Oigo una carcajada que nace en el Aspromonte y, empujada por el viento hacia el Tirreno, llega hasta encima del Vesubio y desde allí desciende: «¡Pero miraos, vosotros que os dispersáis y reagrupáis por la Herradura, la Vela Celeste, las Casas Celestes, las Casas de los Pitufos, el Barrio Tercer Mundo![22] ¡Sois vosotros el Tercer Mundo, sois Colombia y México reducidos a dimensiones de pitufo!».
Y me duele. Me duele como todo lo demás, como la certeza de tener que irme de Nápoles y no poder hacer otra cosa que volver allí siempre con la mente y las palabras, aunque me desprecien más de lo que los calabreses desprecian a los napolitanos. Jamás me he movido de Nápoles. No sólo con el pensamiento, sino soportando el odio que sobre mí se vierte de continuo, incluso acogiendo los brazos que me estrechan para darme ánimo. Siempre estoy allí.

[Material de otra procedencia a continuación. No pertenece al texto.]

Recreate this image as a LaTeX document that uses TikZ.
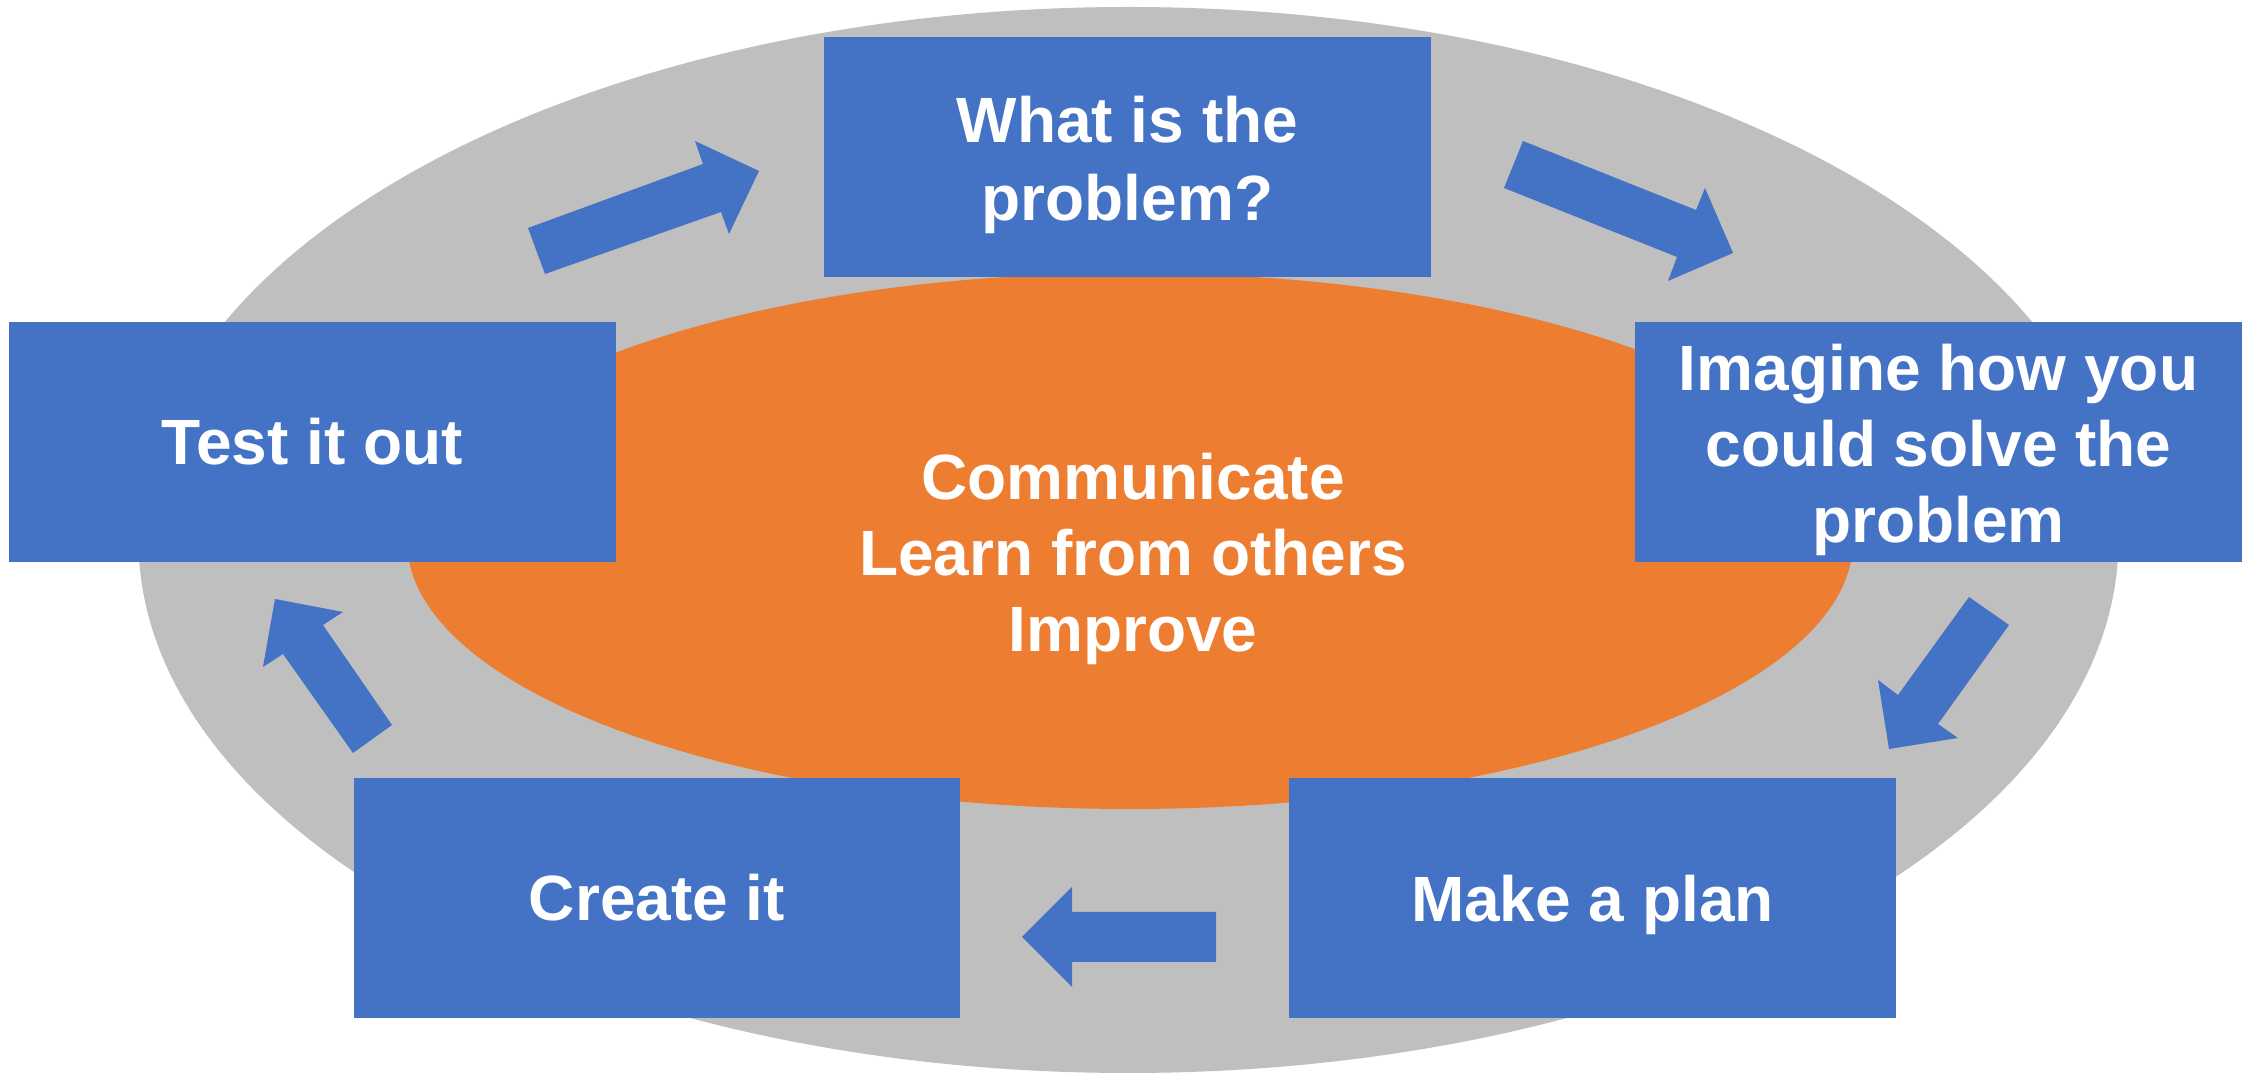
\documentclass[tikz,border=0pt]{standalone}
\usepackage{fontspec}
\setmainfont{Liberation Sans}
\definecolor{cgray}{HTML}{BFBFBF}
\definecolor{corange}{HTML}{ED7D31}
\definecolor{cblue}{HTML}{4472C4}
\begin{document}
\begin{tikzpicture}[x=0.01cm,y=-0.01cm,
  stepbox/.style={fill=cblue,draw=none,minimum width=6.06cm,minimum height=2.39cm,inner sep=0pt,
    text=white,align=center,font=\bfseries\fontsize{18.2}{21.6}\selectfont},
  midtext/.style={text=white,align=center,inner sep=0pt,font=\bfseries\fontsize{18.2}{21.6}\selectfont},
  blockarrow/.style={fill=cblue,draw=none}]
\useasboundingbox (0,0) rectangle (2256,1074);
% background ellipses
\fill[cgray] (1128.5,540) ellipse [x radius=990, y radius=533];
\fill[corange] (1130,541) ellipse [x radius=723, y radius=268];
% centre text
\node[midtext] (centre) at (1133,559) {Communicate\\Learn from others\\Improve};
% boxes
\node[stepbox] (what) at (1127.5,157) {};
\node[text=white,align=center,inner sep=0pt,font=\bfseries\fontsize{18.2}{22.2}\selectfont] (whattext) at (1127.5,165) {What is the\\problem?};
\node[stepbox] (imagine) at (1938.5,442) {};
\node[midtext] (imaginetext) at (1938.5,450) {Imagine how you\\could solve the\\problem};
\node[stepbox] (plan) at (1592.5,898) {};
\node[midtext] (plantext) at (1592.5,905) {Make a plan};
\node[stepbox] (create) at (657,898) {Create it};
\node[stepbox] (test) at (312.5,442) {Test it out};
% block arrows
\fill[blockarrow] (528,228) -- (703,164) -- (695,141) -- (759,171) -- (729,234) -- (721,212) -- (545,274) -- cycle;
\fill[blockarrow] (1523,141) -- (1696,210) -- (1705,188) -- (1733,253) -- (1668,281) -- (1677,257) -- (1504,188) -- cycle;
\fill[blockarrow] (1969,597) -- (2009,625) -- (1938,724) -- (1958,738) -- (1889,749) -- (1878,680) -- (1898,695) -- cycle;
\fill[blockarrow] (1216,912) -- (1072,912) -- (1072,887) -- (1022,937) -- (1072,987) -- (1072,962) -- (1216,962) -- cycle;
\fill[blockarrow] (392,725) -- (323,625) -- (343,612) -- (275,599) -- (263,667) -- (283,654) -- (353,753) -- cycle;
\end{tikzpicture}
\end{document}
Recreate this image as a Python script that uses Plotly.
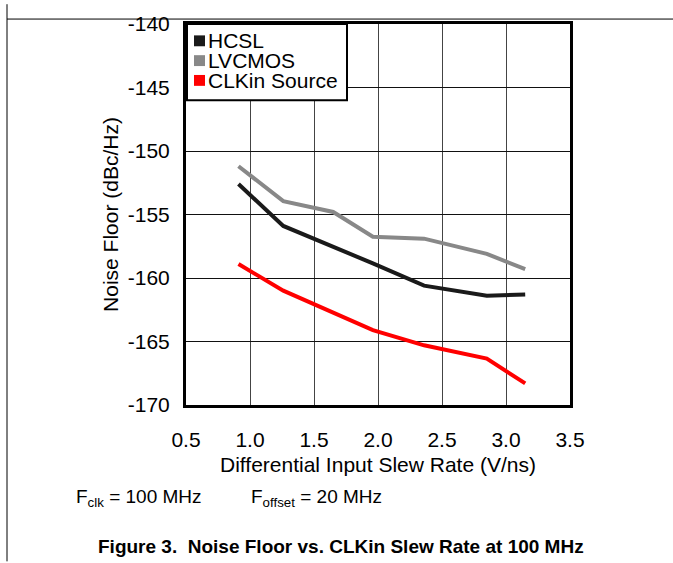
import plotly.graph_objects as go

series_names = ["HCSL", "LVCMOS", "CLKin Source"]
series_colors = ["#1a1a1a", "#888888", "#ff0000"]

hcsl_x = [0.91, 1.26, 1.96, 2.36, 2.85, 3.15]
hcsl_y = [-152.6, -155.9, -158.85, -160.6, -161.4, -161.3]

lvcmos_x = [0.91, 1.26, 1.65, 1.96, 2.36, 2.85, 3.15]
lvcmos_y = [-151.2, -153.95, -154.8, -156.75, -156.9, -158.1, -159.3]

clkin_x = [0.91, 1.26, 1.96, 2.36, 2.85, 3.15]
clkin_y = [-158.9, -161.0, -164.1, -165.3, -166.35, -168.3]

x_ticks = [0.5, 1.0, 1.5, 2.0, 2.5, 3.0, 3.5]
x_tick_labels = ["0.5", "1.0", "1.5", "2.0", "2.5", "3.0", "3.5"]
y_ticks = [-140, -145, -150, -155, -160, -165, -170]
y_tick_labels = ["-140", "-145", "-150", "-155", "-160", "-165", "-170"]

xs = [hcsl_x, lvcmos_x, clkin_x]
ys = [hcsl_y, lvcmos_y, clkin_y]

FONT = "Liberation Sans, Arial, sans-serif"

fig = go.Figure()
for name, color, x, y in zip(series_names, series_colors, xs, ys):
    fig.add_trace(go.Scatter(x=x, y=y, mode="lines", name=name,
                             line=dict(color=color, width=4),
                             showlegend=False))

# plot area in pixels
L, R, T, B = 186, 570, 20, 405
W, H = 673, 563
def px(xp):
    return (xp - L) / (R - L)
def py(yp):
    return (B - yp) / (B - T)

shapes = []
# page frame lines
shapes.append(dict(type="line", xref="paper", yref="paper", x0=px(7), x1=px(673), y0=py(15), y1=py(15),
                   line=dict(color="black", width=1)))
shapes.append(dict(type="line", xref="paper", yref="paper", x0=px(7), x1=px(7), y0=py(0), y1=py(563),
                   line=dict(color="black", width=1)))
# manual legend box
shapes.append(dict(type="rect", xref="paper", yref="paper", x0=px(187), x1=px(347), y0=py(97), y1=py(20),
                   fillcolor="white", line=dict(color="black", width=2), layer="above"))
annotations = []
for i, (name, color) in enumerate(zip(series_names, series_colors)):
    cy = 37 + 20 * i
    shapes.append(dict(type="rect", xref="paper", yref="paper", x0=px(194), x1=px(205), y0=py(cy + 5.5), y1=py(cy - 5.5),
                       fillcolor=color, line=dict(width=0), layer="above"))
    annotations.append(dict(x=px(206), y=py(cy), xref="paper", yref="paper", text=name, showarrow=False,
                            xanchor="left", yanchor="middle", font=dict(family=FONT, size=21, color="black")))

annotations.append(dict(x=px(74), y=py(499), xref="paper", yref="paper",
                        text="F<sub>clk</sub> = 100 MHz", showarrow=False, xanchor="left", yanchor="middle",
                        font=dict(family=FONT, size=19, color="black")))
annotations.append(dict(x=px(249), y=py(499), xref="paper", yref="paper",
                        text="F<sub>offset</sub> = 20 MHz", showarrow=False, xanchor="left", yanchor="middle",
                        font=dict(family=FONT, size=19, color="black")))
annotations.append(dict(x=px(341), y=py(548), xref="paper", yref="paper",
                        text="<b>Figure 3.  Noise Floor vs. CLKin Slew Rate at 100 MHz</b>", showarrow=False,
                        xanchor="center", yanchor="middle",
                        font=dict(family=FONT, size=19, color="black")))

fig.update_layout(
    width=W, height=H,
    margin=dict(l=L, r=W - R, t=T, b=H - B, pad=0),
    plot_bgcolor="white", paper_bgcolor="white",
    font=dict(family=FONT, size=21, color="black"),
    shapes=shapes, annotations=annotations,
    showlegend=False,
)
fig.update_xaxes(range=[0.5, 3.5], tickvals=x_ticks, ticktext=x_tick_labels,
                 showgrid=True, gridcolor="#444444", gridwidth=1,
                 showline=True, linecolor="black", linewidth=3, mirror=True,
                 ticks="", zeroline=False, ticklabelstandoff=14,
                 title=dict(text="Differential Input Slew Rate (V/ns)", font=dict(size=21), standoff=8))
fig.update_yaxes(range=[-170, -140], tickvals=y_ticks, ticktext=y_tick_labels,
                 showgrid=True, gridcolor="#111111", gridwidth=1,
                 showline=True, linecolor="black", linewidth=3, mirror=True,
                 ticks="", zeroline=False, ticklabelstandoff=9,
                 title=dict(text="Noise Floor (dBc/Hz)", font=dict(size=21), standoff=4))

fig.write_html("out.html")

Hablar de Nápoles es un poco como traicionarla, pero en esta traición yo encuentro un sitio. El único, por ahora, que me es dado.
Para mí, el dolor de la sangre que colma las plazas, el dolor de los nombres que prolongan las listas, es un dolor que no pasa por más que se sople sobre él con todo el aliento posible. Es un dolor que no sana ni siquiera si se cura con mercromina, ni siquiera si lo suturas. Me afecta, como nos afectan las cosas que provocan el dolor más profundo: nuestra carne, los hijos, la parte más intocable de nosotros. Como la muerte, que te afecta sólo a ti. Hasta que alguien o algo no me mate, no podré sino seguir jugando a mi número.